» **DATASET EXTRACT**:
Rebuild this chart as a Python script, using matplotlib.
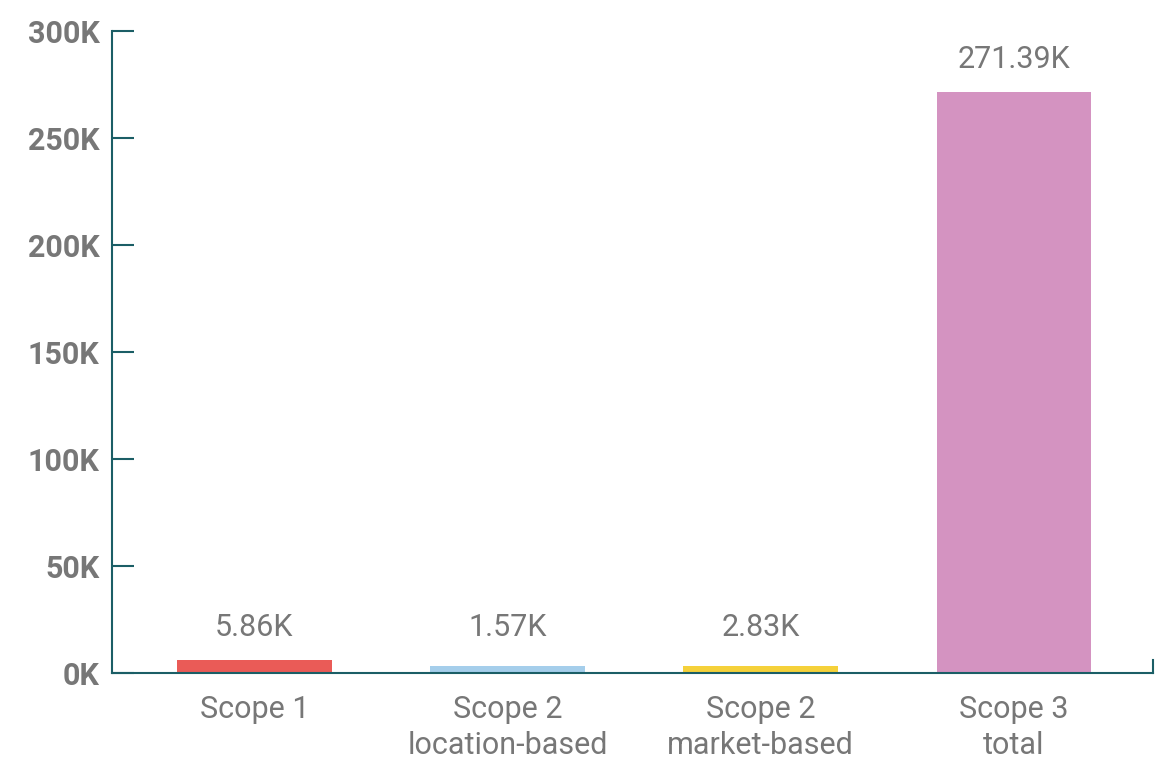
import matplotlib
matplotlib.use("Agg")
import matplotlib.pyplot as plt
from matplotlib.ticker import FuncFormatter

categories = ["Scope 1", "Scope 2\nlocation-based", "Scope 2\nmarket-based", "Scope 3\ntotal"]
values = [5860, 1570, 2830, 271390]
value_labels = ["5.86K", "1.57K", "2.83K", "271.39K"]
colors = ["#EA5B57", "#A5CEEB", "#F5D13A", "#D493C1"]
yticks = [0, 50000, 100000, 150000, 200000, 250000, 300000]

# display floors so tiny bars stay visible (as in the reference)
min_bar = 3300
min_label_base = 5860

axis_color = "#1B5E66"
text_color = "#777777"

plt.rcParams["font.family"] = ["Roboto", "DejaVu Sans"]

fig = plt.figure(figsize=(11.66, 7.61), dpi=100)
ax = fig.add_axes([112 / 1166, 1 - 673 / 761, (1153 - 112) / 1166, (673 - 31) / 761])

x = list(range(len(categories)))
heights = [max(v, min_bar) for v in values]
ax.bar(x, heights, width=0.61, color=colors, zorder=2)

for xi, v, lab in zip(x, values, value_labels):
    ax.annotate(lab, (xi, max(v, min_label_base)), xytext=(0, 13), textcoords="offset points",
                ha="center", va="bottom", fontsize=22, color=text_color)

ax.set_xlim(-0.5625, 3.55)
ax.set_ylim(0, 300000)
ax.set_yticks(yticks)
ax.yaxis.set_major_formatter(FuncFormatter(lambda v, p: f"{int(v/1000)}K"))
ax.set_xticks(x)
ax.set_xticklabels(categories, fontsize=22, color=text_color, linespacing=1.3)

for lab in ax.get_yticklabels():
    lab.set_fontweight("bold")
    lab.set_fontsize(22)
    lab.set_color(text_color)

ax.tick_params(axis="y", direction="in", length=16, width=1.5, color=axis_color, pad=9)
ax.tick_params(axis="x", length=0, pad=16)

for s in ["left", "bottom", "right"]:
    ax.spines[s].set_color(axis_color)
    ax.spines[s].set_linewidth(1.5)
ax.spines["top"].set_visible(False)
ax.spines["right"].set_bounds(0, 6000)

fig.savefig("out.png", dpi=100, facecolor="white")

» **TASK TO CARRY OUT**:
Skipping the pictures, transcribe each line above exactly as it appears.

» **COMPLETE ANSWER**:
Rebuild this chart as a Python script, using matplotlib.
import matplotlib
matplotlib.use("Agg")
import matplotlib.pyplot as plt
from matplotlib.ticker import FuncFormatter

categories = ["Scope 1", "Scope 2\nlocation-based", "Scope 2\nmarket-based", "Scope 3\ntotal"]
values = [5860, 1570, 2830, 271390]
value_labels = ["5.86K", "1.57K", "2.83K", "271.39K"]
colors = ["#EA5B57", "#A5CEEB", "#F5D13A", "#D493C1"]
yticks = [0, 50000, 100000, 150000, 200000, 250000, 300000]

# display floors so tiny bars stay visible (as in the reference)
min_bar = 3300
min_label_base = 5860

axis_color = "#1B5E66"
text_color = "#777777"

plt.rcParams["font.family"] = ["Roboto", "DejaVu Sans"]

fig = plt.figure(figsize=(11.66, 7.61), dpi=100)
ax = fig.add_axes([112 / 1166, 1 - 673 / 761, (1153 - 112) / 1166, (673 - 31) / 761])

x = list(range(len(categories)))
heights = [max(v, min_bar) for v in values]
ax.bar(x, heights, width=0.61, color=colors, zorder=2)

for xi, v, lab in zip(x, values, value_labels):
    ax.annotate(lab, (xi, max(v, min_label_base)), xytext=(0, 13), textcoords="offset points",
                ha="center", va="bottom", fontsize=22, color=text_color)

ax.set_xlim(-0.5625, 3.55)
ax.set_ylim(0, 300000)
ax.set_yticks(yticks)
ax.yaxis.set_major_formatter(FuncFormatter(lambda v, p: f"{int(v/1000)}K"))
ax.set_xticks(x)
ax.set_xticklabels(categories, fontsize=22, color=text_color, linespacing=1.3)

for lab in ax.get_yticklabels():
    lab.set_fontweight("bold")
    lab.set_fontsize(22)
    lab.set_color(text_color)

ax.tick_params(axis="y", direction="in", length=16, width=1.5, color=axis_color, pad=9)
ax.tick_params(axis="x", length=0, pad=16)

for s in ["left", "bottom", "right"]:
    ax.spines[s].set_color(axis_color)
    ax.spines[s].set_linewidth(1.5)
ax.spines["top"].set_visible(False)
ax.spines["right"].set_bounds(0, 6000)

fig.savefig("out.png", dpi=100, facecolor="white")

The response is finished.